I’m not trying to school him on practical shooting. Load tuning, isn’t practical shooting. He has proven that he has all the important pieces of killing trophy animals figured out and figured out well. The purpose of a ladder test is to identify the velocity windows that give less vertical dispersion than velocity spread suggests and windows that give more. But that effect diminishes as range increases, which makes it less important than other factors. From a hunting standpoint, it is a low value form of tuning. But from how he said he did it, I don’t think he was likely to get much from it, even though doing it properly wouldn’t make a big difference in hunting success. At 500yds, almost every other factor is more important than staying in the velocity windows that your ladder showed. The effect isn’t zero, but it’s not huge.
@Frequently Banned Troll has proven that he doesn’t need any further load tuning to be more successful than I’ll ever be.
I don’t spend much time trying to get sub .5MOA. If the rifle is good, and the components are good, I’ll be there very quickly unless something is wrong, and when something is wrong, it’s not shooting .6MOA. It’s shooting a lot worse. On the other hand, if it’s a factory barreled hunting rifle, if it shoots 3/4-1.25 MOA and nothing is screaming “wrong”, then I’ll just call it a 3/4-1.25MOA gun and live with it. I prefer 1MOA or better or feel a little iffy taking a 500yd shot.
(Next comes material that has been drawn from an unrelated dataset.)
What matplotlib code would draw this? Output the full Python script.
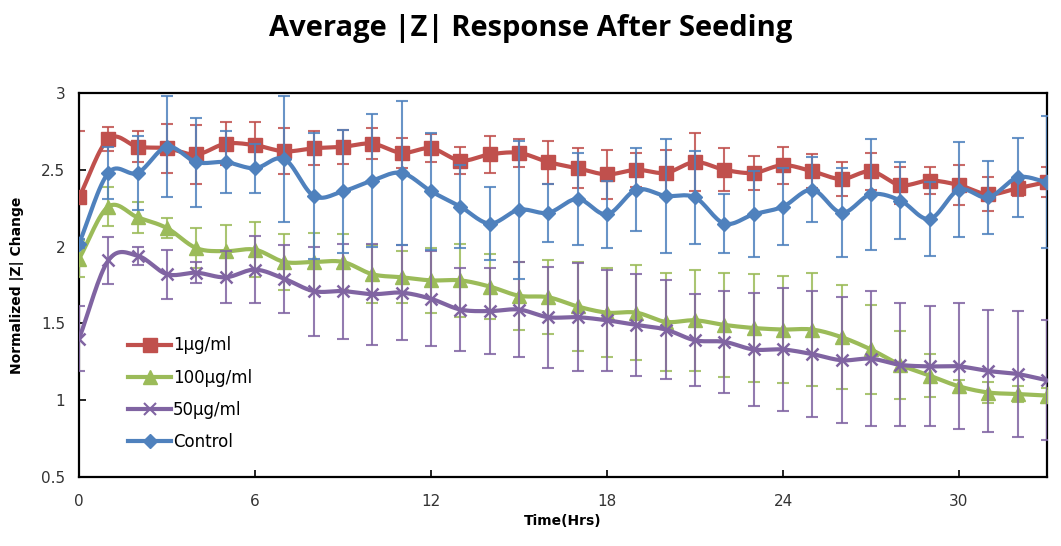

I could use some practical shooting practice. Since my son was born six years ago, I’ve done three very short tuning sessions. Two with new rifles, and one with a different weight bullet. For each session it was a 15-20 shot ladder, load three, and be happy or unhappy. One rifle shoots decent with both bullets. The other is meh. 100% of my shooting outside those three sessions has been pre-hunt checks. Three shots at 200yds from a bench to check zero. Dial to 500 and shoot three from sticks to make sure the scope is still dialing properly. Dial back to 200 and take three more shots from sticks to confirm that it dialed back to zero properly and my form with sticks isn’t causing the group to print high. That’s it. I’ve taken nine shots, six from sticks before each hunt, and under sixty shots of load developement in the last six years. I had a few pre-hunt checks where things weren’t doing what I expected, so I just grabbed a different rifle and worked well enough. Those were all with the “meh” rifle. It may be an ammo issue or a barrel issue. It’s not a tuning issue. I haven’t had time to bother trying to figure it out. I’d like to rebarrel it going forward anyway.